Why You Should Learn… Japanese
Following on from my post last week about learning Russian, here’s the eighth post in my series on the top 10 most spoken languages in the world.
No. 9: Japanese
122 million native speakers, 123 million total speakers. Official language of Japan and spoken in expat communities all over the world.
Japan is one of the most innovative countries in the world – just take a look at how many technology companies come from Japan. The Japanese are also very keen tourists and travel in droves to spend the money earned back home in the world’s third-largest economy. Japan is another one of Asia’s booming economies, and as a business language, Japanese would be pretty useful. It’s also one of those hard languages that few Westerners speak, which can set you apart from the crowd.
I’ve never been to Japan before, nor have I tried to learn the language. But I have heard of students spending their Third Year Abroad in Japan, and of graduates participating in the JET programme, (the Japan Exchange & Teaching Programme) which places you in a Japanese school as an Assistant Language Teacher for a year. No previous knowledge of Japanese is necessary and it would be a good way to learn the language. Have you been to Japan and picked up a few words? Do enough people speka English to help you get around, or is there a big language barrier?
Top 5 Survival Phrases:
- もしもし ‘Moshimoshi’ – Hello
- ありがとう ‘Arigato’ – Thank you
- お元気ですか？ ‘Ogenkidesuka?’ – How are you?
- 私は日本語を理解していない ‘Watashi wa nihongo o rikai shite inai’ – I don’t understand Japanese.
- さようなら ‘Sayōnara’ – Goodbye
As always, the BBC’s language site is a good place to start for information on learning Japanese and if you’re based in the UK then you could also contact the the Japan Foundation in London.
Next week I’ll be profiling your favourite languages that don’t make it into the top 10: French, Italian & German.
[You can still vote below for the languages you’d most like to learn]
An interesting language to learn, I tried whilst living and working in Japan with some success. Although a very structured language there are many rules to follow as regards verb forms and endings etc. Incidentally the ‘hello’ expression ‘moshi moshi’ is generally used to answer a telephone only, ‘konichi wa’ would be the more general expression. Good luck to all those who give it a go !
You’ve certainly dabbled in a lot of difficult languages. I’ve only really attempted European languages, so I feel a little bit lazy compared to you…

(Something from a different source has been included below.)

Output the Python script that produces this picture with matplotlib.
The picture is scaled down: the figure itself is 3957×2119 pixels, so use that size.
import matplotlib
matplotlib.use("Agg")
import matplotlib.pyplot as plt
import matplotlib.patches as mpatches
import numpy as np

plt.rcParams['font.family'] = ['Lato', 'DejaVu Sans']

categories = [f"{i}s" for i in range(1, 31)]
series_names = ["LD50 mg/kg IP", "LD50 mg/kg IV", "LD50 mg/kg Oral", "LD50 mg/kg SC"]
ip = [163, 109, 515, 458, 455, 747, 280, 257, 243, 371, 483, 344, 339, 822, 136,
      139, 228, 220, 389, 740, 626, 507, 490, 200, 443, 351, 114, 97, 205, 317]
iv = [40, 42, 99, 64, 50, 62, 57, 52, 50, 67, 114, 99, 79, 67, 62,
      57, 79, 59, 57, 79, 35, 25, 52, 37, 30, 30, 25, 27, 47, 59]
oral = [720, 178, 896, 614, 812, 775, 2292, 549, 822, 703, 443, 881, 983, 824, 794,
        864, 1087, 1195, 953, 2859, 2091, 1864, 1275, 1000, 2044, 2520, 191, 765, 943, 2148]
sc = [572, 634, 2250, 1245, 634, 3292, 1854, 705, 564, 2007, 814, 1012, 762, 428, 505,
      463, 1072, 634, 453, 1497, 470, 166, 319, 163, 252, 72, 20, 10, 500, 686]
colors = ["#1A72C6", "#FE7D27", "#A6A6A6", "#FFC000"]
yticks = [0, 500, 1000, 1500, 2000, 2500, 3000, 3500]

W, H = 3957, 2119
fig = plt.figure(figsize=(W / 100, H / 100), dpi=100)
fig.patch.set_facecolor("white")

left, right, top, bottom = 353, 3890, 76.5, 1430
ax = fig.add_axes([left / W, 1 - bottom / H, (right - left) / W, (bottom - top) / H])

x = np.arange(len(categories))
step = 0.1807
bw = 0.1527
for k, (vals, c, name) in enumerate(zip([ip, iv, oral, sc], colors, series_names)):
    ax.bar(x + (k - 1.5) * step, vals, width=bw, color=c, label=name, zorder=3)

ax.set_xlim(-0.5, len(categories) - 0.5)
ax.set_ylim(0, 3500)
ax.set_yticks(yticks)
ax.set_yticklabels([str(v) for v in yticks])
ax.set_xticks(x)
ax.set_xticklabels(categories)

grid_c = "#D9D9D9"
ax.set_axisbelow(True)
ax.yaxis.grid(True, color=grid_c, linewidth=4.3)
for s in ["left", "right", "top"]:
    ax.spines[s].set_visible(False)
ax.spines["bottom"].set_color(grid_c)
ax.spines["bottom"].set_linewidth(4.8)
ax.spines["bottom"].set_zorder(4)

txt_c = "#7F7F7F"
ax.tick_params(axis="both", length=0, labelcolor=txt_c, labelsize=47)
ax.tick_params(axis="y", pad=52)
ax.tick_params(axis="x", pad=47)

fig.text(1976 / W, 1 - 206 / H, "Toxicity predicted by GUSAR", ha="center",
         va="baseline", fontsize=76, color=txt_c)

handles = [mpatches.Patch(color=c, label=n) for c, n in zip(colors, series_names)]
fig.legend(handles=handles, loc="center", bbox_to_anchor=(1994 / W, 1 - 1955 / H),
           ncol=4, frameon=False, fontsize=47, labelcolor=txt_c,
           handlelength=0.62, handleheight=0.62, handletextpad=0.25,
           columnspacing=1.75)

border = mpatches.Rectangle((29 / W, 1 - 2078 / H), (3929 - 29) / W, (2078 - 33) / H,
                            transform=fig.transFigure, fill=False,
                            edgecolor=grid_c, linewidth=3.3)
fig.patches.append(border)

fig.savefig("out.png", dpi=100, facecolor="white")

Not at all lazy Virginia, it’s just that being in a place often makes learning a necessity if you want to get around and explore a little bit below a country’s veneer. Also one gets to know the vernacular rather than the ‘text book’ version. I remember listening to a radio broadcast in HK featuring a linguist from SOAS London, although he could manage Cantonese it was very staccato and lacked fluidity, missing were those simple everyday expressions which I guess every language produces.